Performance Criteria for Allowable Gears
The Code of Conduct for Responsible Fisheries of the Food and Agriculture Organization of the United Nations was adopted 20 years ago by 80 countries, including the United States. Among other provisions, the Code calls on States to adopt measures to minimize catch of non-target species, waste, and discards that include, “to the extent practicable, the development and use of selective, environmentally safe and cost effective fishing gear and techniques”.
Today, there is increasing demand from consumers and retailers for evidence that seafood comes from “sustainable” fisheries, bringing more attention to the management of bycatch and waste in commercial fisheries.
In encouraging a transition to safer, more selective fishing practices to replace those with intractable, high-bycatch problems, the National Bycatch Reduction Strategy should set out specific protocols for conducting and evaluating research into the use of alternative fishing gears and methods.
A research and monitoring plan designed to determine how best to modify existing fishing practices and/or promote alternative ways of fishing to minimize bycatch should include the following protocols in order to effectively judge the performance of the gears in achieving our national conservation and management objectives.
Articulate the precise aims and objectives against which the gears and related research will be assessed – that is, the bycatch reduction objective and timeline for the fishery in question.

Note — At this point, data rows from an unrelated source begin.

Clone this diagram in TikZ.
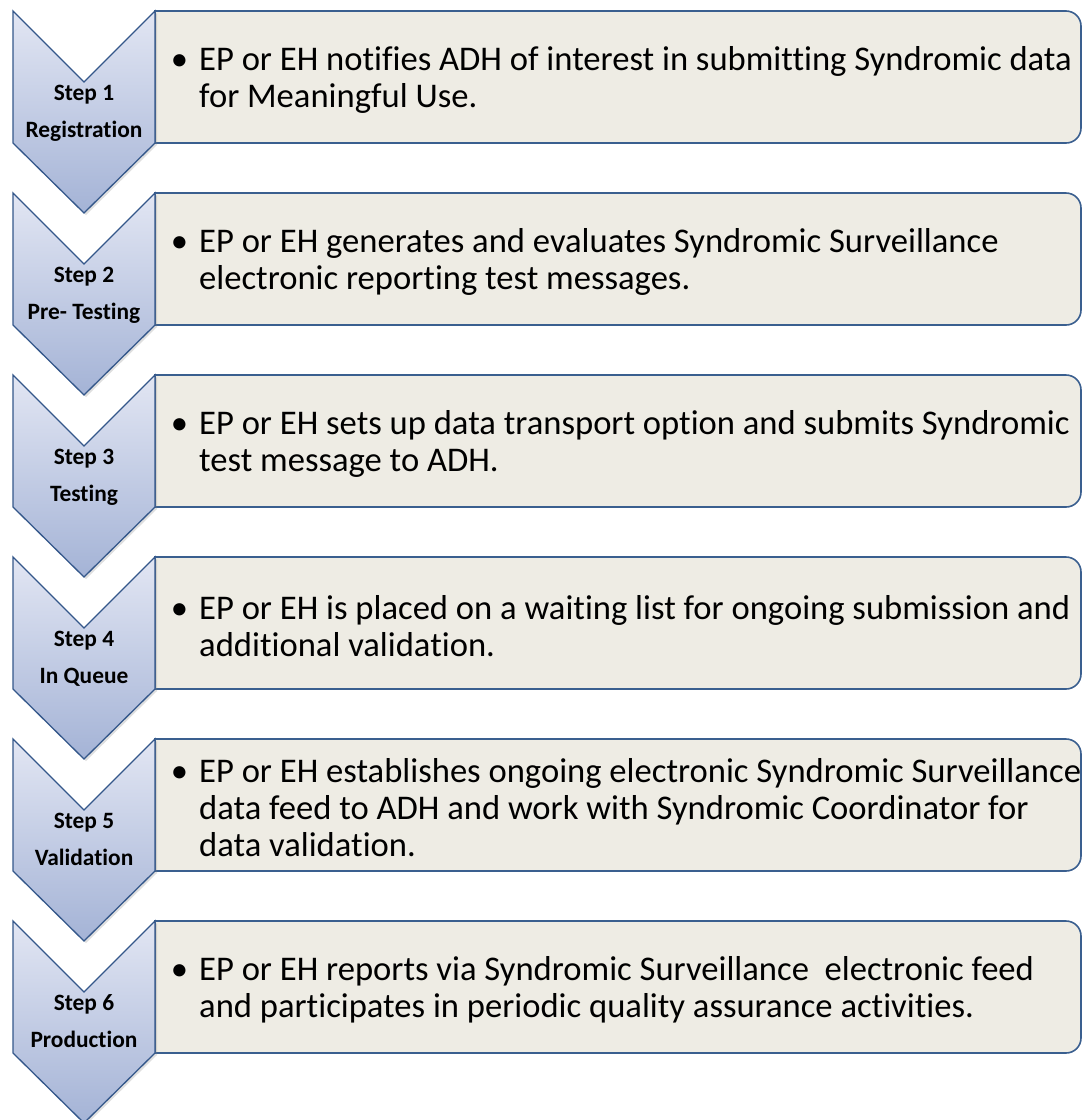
\documentclass[tikz,border=0pt]{standalone}
\usepackage{fontspec}
\setmainfont{Carlito}[Ligatures=NoCommon]
\usetikzlibrary{shadows}
\definecolor{boxfill}{HTML}{EEECE4}
\definecolor{boxline}{HTML}{3A5F8F}
\definecolor{chevtop}{HTML}{E2E6F3}
\definecolor{chevbot}{HTML}{A4B3D6}
\definecolor{chevline}{HTML}{34578A}
\tikzset{
  stepbox/.style={fill=boxfill, draw=boxline, line width=1.6pt},
  chevron/.style={top color=chevtop, bottom color=chevbot, draw=chevline, line width=1.3pt, line join=miter,
     drop shadow={opacity=0.25, shadow xshift=2pt, shadow yshift=-2pt}},
  desc/.style={anchor=west, align=left, inner sep=0pt, font=\fontsize{34.6}{37}\selectfont, text=black},
  lbl/.style={anchor=base, inner sep=0pt, font=\bfseries\fontsize{23.4}{26}\selectfont, text=black}
}
\begin{document}
\begin{tikzpicture}[x=1pt, y=-1pt]
\useasboundingbox (0,0) rectangle (1082,1120);
\foreach \i/\lab/\txt in {
 1/Registration/{EP or EH notifies ADH of interest in submitting Syndromic data\\for Meaningful Use.},
 2/Pre- Testing/{EP or EH generates and evaluates Syndromic Surveillance\\electronic reporting test messages.},
 3/Testing/{EP or EH sets up data transport option and submits Syndromic\\test message to ADH.},
 4/In Queue/{EP or EH is placed on a waiting list for ongoing submission and\\additional validation.},
 5/Validation/{EP or EH establishes ongoing electronic Syndromic Surveillance\\data feed to ADH and work with Syndromic Coordinator for\\data validation.},
 6/Production/{EP or EH reports via Syndromic Surveillance\ \ electronic feed\\and participates in periodic quality assurance activities.}}
{
  \pgfmathsetmacro{\t}{11+182*(\i-1)}
  \draw[stepbox] (155,\t) -- (1066,\t) arc[start angle=-90, end angle=0, radius=15]
     -- (1081,\t+117) arc[start angle=0, end angle=90, radius=15] -- (155,\t+132) -- cycle;
  \path[chevron] (13,\t) -- (84,\t+71) -- (155,\t) -- (155,\t+132) -- (84,\t+202) -- (13,\t+132) -- cycle;
  \node[lbl] (s\i) at (84,\t+89) {Step \i};
  \node[lbl] (l\i) at (84,\t+126) {\lab};
  \node[desc] (d\i) at (199,\t+69) {\makebox[0pt][r]{\textbullet\hspace{11pt}}\txt};
}
\end{tikzpicture}
\end{document}
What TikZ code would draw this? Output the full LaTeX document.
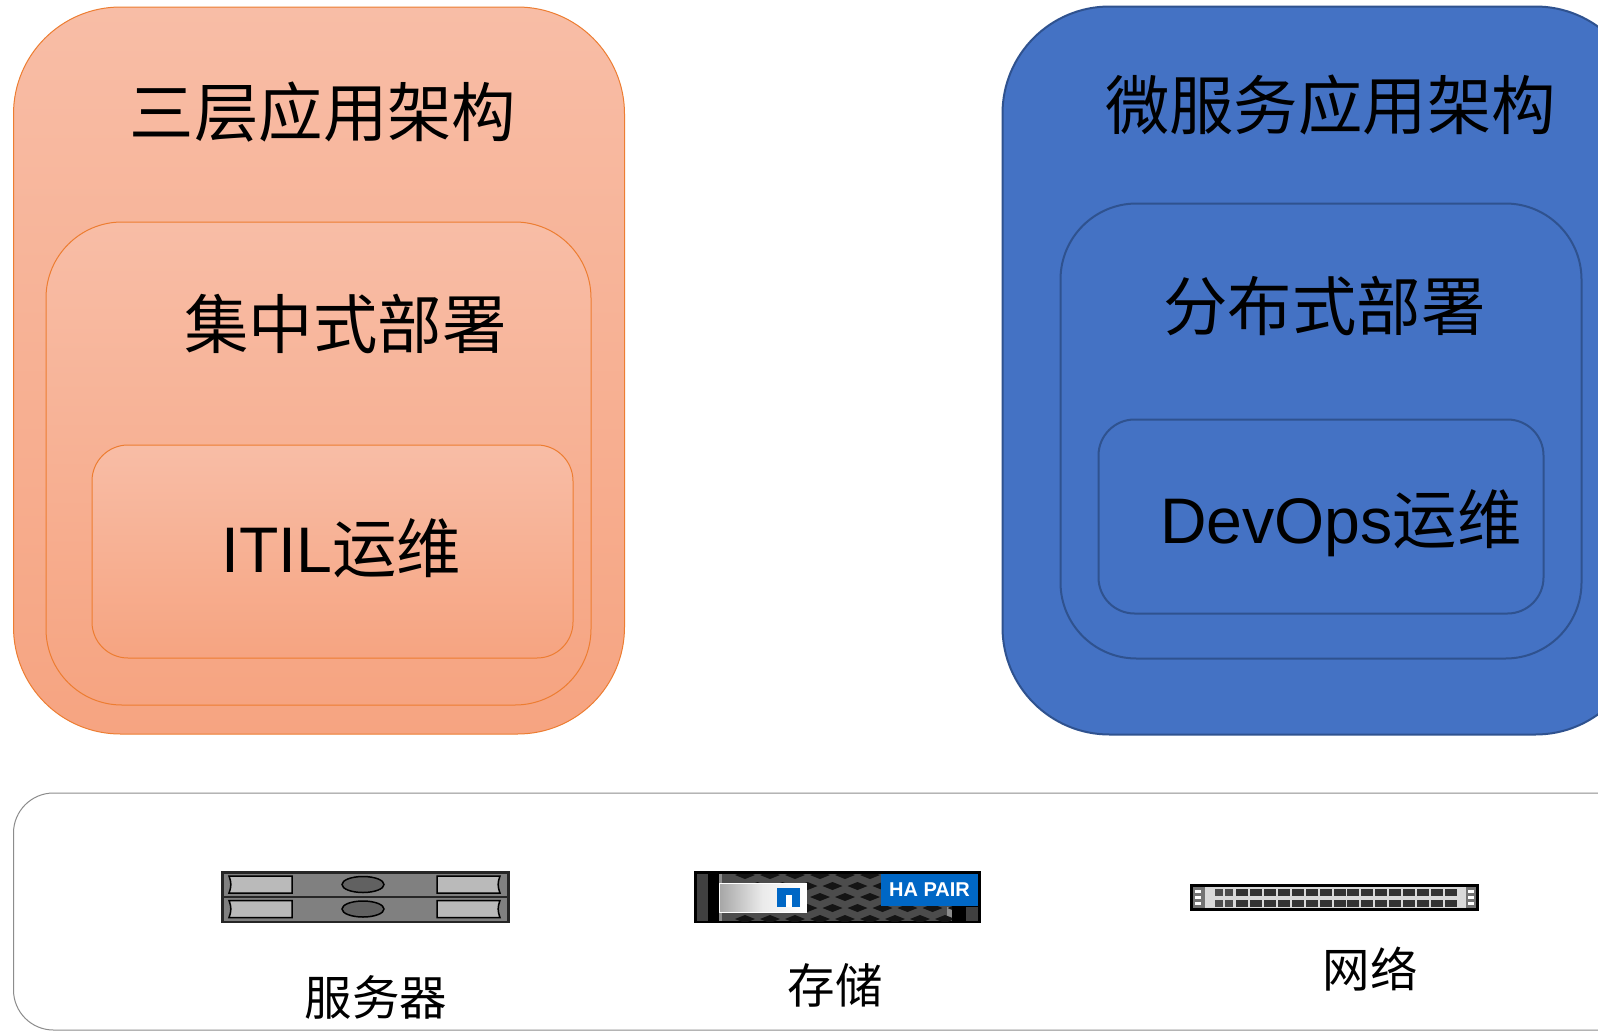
\documentclass[tikz,border=0pt]{standalone}
\usepackage{fontspec}
\setmainfont{Liberation Sans}
\newfontfamily\cjk{Noto Sans CJK SC}
\definecolor{peachtop}{HTML}{F8BDA6}
\definecolor{peachlow}{HTML}{F6A481}
\definecolor{peachline}{HTML}{ED7D31}
\definecolor{bluefill}{HTML}{4472C4}
\definecolor{blueline}{HTML}{2F528F}
\definecolor{netapp}{HTML}{0067C5}
\tikzset{
    panel/.style={rectangle, anchor=north west, inner sep=0pt, line width=1pt},
    peach/.style={panel, draw=peachline, top color=peachtop, bottom color=peachlow},
    blue/.style={panel, draw=blueline, line width=2pt, fill=bluefill},
    big/.style={inner sep=0pt, font=\fontsize{64.4}{70}\selectfont\cjk},
    bigmixed/.style={inner sep=0pt, font=\fontsize{64.4}{70}\selectfont},
    small/.style={inner sep=0pt, font=\fontsize{47.5}{52}\selectfont\cjk},
}
\begin{document}
\begin{tikzpicture}[x=1pt, y=-1pt]
    \path[use as bounding box, clip] (0,0) rectangle (1598,1031);
    \fill[white] (0,0) rectangle (1598,1031);

    \node[peach, rounded corners=107pt, minimum width=611pt, minimum height=727pt] (outerleft) at (13,6.5) {};
    \node[peach, rounded corners=76pt, minimum width=545pt, minimum height=483pt] (midleft) at (45.5,221.5) {};
    \node[peach, rounded corners=36pt, minimum width=481pt, minimum height=213pt] (innerleft) at (91.5,444.5) {};

    \node[blue, rounded corners=107pt, minimum width=640pt, minimum height=728pt] (outerright) at (1001.5,5.5) {};
    \node[blue, rounded corners=76pt, minimum width=521pt, minimum height=455pt] (midright) at (1059.5,202.5) {};
    \node[blue, rounded corners=36pt, minimum width=445pt, minimum height=194pt] (innerright) at (1097.5,418.5) {};

    \node[panel, draw=black!45, fill=white, rounded corners=40pt, minimum width=1640pt, minimum height=237pt] (base) at (13,792.5) {};

    \node[big] (threetier) at (323,112) {三层应用架构};
    \node[big] (central) at (345.5,324) {集中式部署};
    \node[bigmixed] (itil) at (341,548) {ITIL{\cjk 运维}};
    \node[big] (micro) at (1330.5,105) {微服务应用架构};
    \node[big] (distributed) at (1324.5,306) {分布式部署};
    \node[bigmixed] (devops) at (1341,523) {DevOps{\cjk 运维}};
    \node[small] (serverlabel) at (376,997) {服务器};
    \node[small] (storagelabel) at (835,985) {存储};
    \node[small] (networklabel) at (1370,969) {网络};

    % server
    \fill[black!85] (221,871) rectangle (510,923);
    \foreach \row in {0,24.5} {
        \fill[black!50] (224,873.5+\row) rectangle (507,896+\row);
        \draw[line width=1.5pt, fill=black!27] (229,876+\row) to[bend left=22] (229,893+\row) -- (292,893+\row) -- (292,876+\row) -- cycle;
        \draw[line width=1.5pt, fill=black!27] (500,876+\row) to[bend right=22] (500,893+\row) -- (437,893+\row) -- (437,876+\row) -- cycle;
        \draw[line width=1.5pt, fill=black!62] (363,884.5+\row) ellipse [x radius=21, y radius=8];
    }

    % storage
    \fill[black] (694,871) rectangle (981,923);
    \fill[black!75] (697,874) rectangle (708,921);
    \fill[black!75] (966,907) rectangle (978,921);
    \begin{scope}
        \clip (719,874) rectangle (952,921);
        \fill[black!70] (719,874) rectangle (952,921);
        \fill[black!45] (947,907) rectangle (952,921);
        \fill[black!45] (719,874) rectangle (722,921);
        \foreach \col in {0,...,8} {
            \foreach \row/\shift in {0/0, 1/12.5, 2/0, 3/12.5, 4/0} {
                \fill[black!92] (735+25*\col+\shift,875+11*\row) -- ++(10,-4) -- ++(10,4) -- ++(-10,4) -- cycle;
            }
        }
    \end{scope}
    \shade[left color=black!35, right color=white, middle color=black!8, draw=white, line width=1pt] (719,883) rectangle (806,912);
    \fill[netapp] (777,888) rectangle (800,907);
    \fill[white] (786,894.5) rectangle (792,907);
    \node[rectangle, fill=netapp, minimum width=97pt, minimum height=32pt, inner sep=0pt, text=white, font=\fontsize{20}{22}\selectfont\bfseries] (hapair) at (929.5,890) {HA PAIR};

    % network
    \fill[black] (1190,884) rectangle (1479,911);
    \fill[black!15] (1193,887) rectangle (1476,908);
    \fill[black!55] (1193,887) rectangle (1205,908);
    \fill[black!55] (1466,887) rectangle (1476,908);
    \foreach \pin in {889.5,895.5,901.5} {
        \fill[white] (1195,\pin) rectangle (1201,\pin+3.5);
        \fill[white] (1468,\pin) rectangle (1474,\pin+3.5);
    }
    \foreach \col in {1215,1224.5} {
        \fill[black!70] (\col,889) rectangle (\col+8,896);
        \fill[black!70] (\col,900) rectangle (\col+8,907);
    }
    \foreach \col in {0,...,15} {
        \fill[black!80] (1236+13.93*\col,889) rectangle (1248+13.93*\col,896);
        \fill[black!80] (1236+13.93*\col,900) rectangle (1248+13.93*\col,907);
    }
\end{tikzpicture}
\end{document}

Foster transparency and stakeholder involvement in order for the public to have confidence in management decisions based on the assessments.

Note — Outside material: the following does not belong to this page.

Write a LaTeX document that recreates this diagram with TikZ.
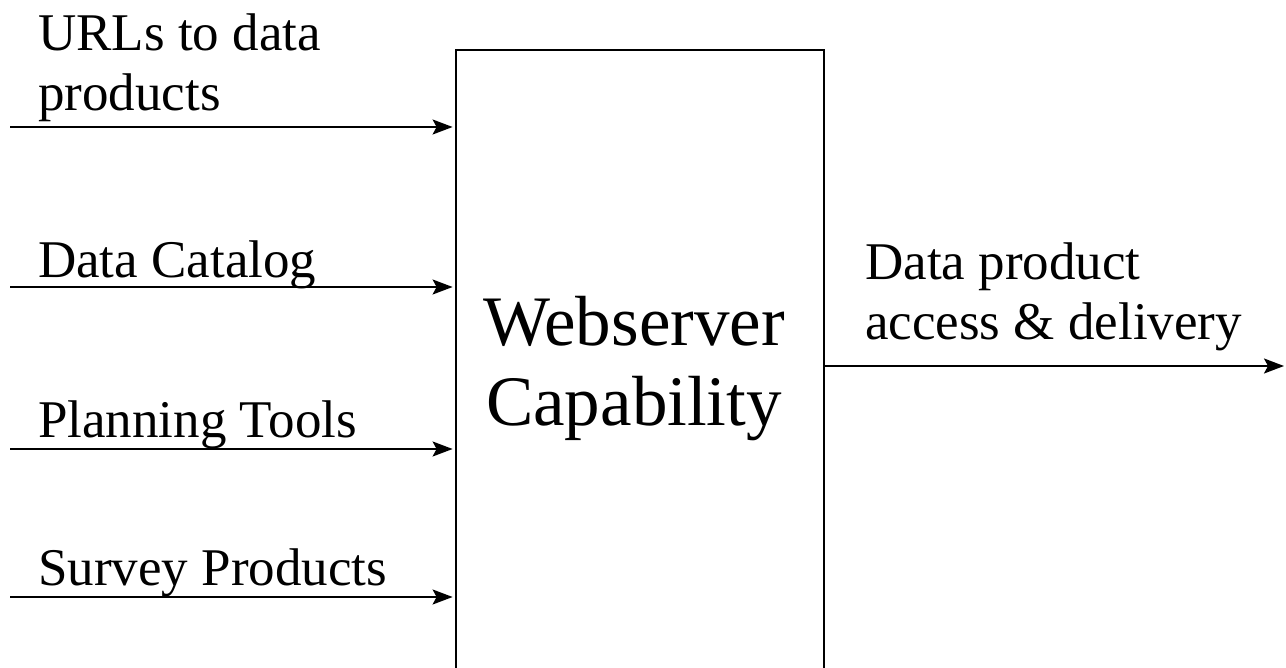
\documentclass[tikz,border=0pt]{standalone}
\usepackage{fontspec}
\setmainfont{Liberation Serif}
\usetikzlibrary{arrows.meta}
\begin{document}
\begin{tikzpicture}[x=1pt,y=-1pt,
  lbl/.style={anchor=base west,inner sep=0pt,font=\fontsize{53pt}{60pt}\selectfont,align=left},
  flow/.style={line width=2pt,-{Stealth[length=20pt,width=15pt,inset=4pt]}},
  sysbox/.style={draw,line width=2.8pt,rectangle,minimum width=368pt,minimum height=640pt,inner sep=0pt}]
\useasboundingbox (0,0) rectangle (1286,668);
\clip (0,0) rectangle (1286,668);
% central system block (runs off the lower edge)
\node[sysbox] (box) at (640,370) {};
% multi-line nodes: the base anchor sits on the last line
\node[inner sep=0pt,align=center,font=\fontsize{71pt}{80pt}\selectfont,anchor=base] (title) at (634,425) {Webserver\\Capability};
% input labels
\node[lbl] (l1) at (38,111) {URLs to data\\products};
\node[lbl] (l2) at (38,278) {Data Catalog};
\node[lbl] (l3) at (38,438) {Planning Tools};
\node[lbl] (l4) at (38,585) {Survey Products};
\node[lbl] (lo) at (865,340) {Data product\\access \& delivery};
% free ends of the lines
\coordinate (s1) at (10,127);
\coordinate (s2) at (10,287);
\coordinate (s3) at (10,449);
\coordinate (s4) at (10,597);
\coordinate (o1) at (1284,366);
\foreach \s in {s1,s2,s3,s4}
  \draw[flow] (\s) -- ([xshift=-2pt]\s -| box.west);
\draw[flow] (o1 -| box.east) -- (o1);
\end{tikzpicture}
\end{document}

Test the ability of the gear to target select species. What is the ratio of target to non-target catch? For high-volume fisheries, where ratios can mask impacts to vulnerable species, will absolute bycatch removals have a negative effect on those species? Can the proposed gear/gear changes avoid non-target but marketable species that may be subject to future management? If the non-target species are subject to future regulation through quota, size limits, or prohibition, is the gear capable of minimizing catch without creating discards?
Conduct side-by-side tests of existing gears and proposed alternatives. Test actively-tended gears and how they might enhance survival of incidentally-caught fish and undersize target fish, concurrent with monitoring the effect of proposed modifications to existing fisheries with high bycatch.
Describe a process for addressing trade-offs among alternatives. For example, if a change in fishing decreases bycatch of some species but increases bycatch of others (e.g., fewer dolphin, more sharks), how will these trade-offs be treated
Weigh all the costs and benefits. If the economic feasibility of alternative gears is to be considered relevant to assessing research results, so should the management and regulatory costs associated with the gears. For instance, if catching multiple marketable species because of the non-selective nature of a gear-type is considered a positive, then the difficulty and cost of managing the fishery to avoid, regulate and/or conserve a variety of species, marketable as well as non-marketable, should be considered a negative. Likewise, “small-scale,” narrowly-targeted fisheries that carry comparatively minimal regulatory costs should be valued accordingly.
Innovative approaches to bycatch reduction exist, just as do alternative ways of fishing, provided fishermen and fishery managers have the incentive to make the needed changes. NOAA’s National Bycatch Reduction Strategy can and should play an important part in providing those incentives, as well as guiding and coordinating those changes.
Wild Oceans believes that best fishing practices for marine fisheries can support high-yield, locally-supplied fisheries, commercial as well as recreational, using the latest technological developments in sustainable fishing. It is part of a progressive shift away from so-called modern, “efficient” methods of fishing that have proven wasteful and ultimately unmanageable.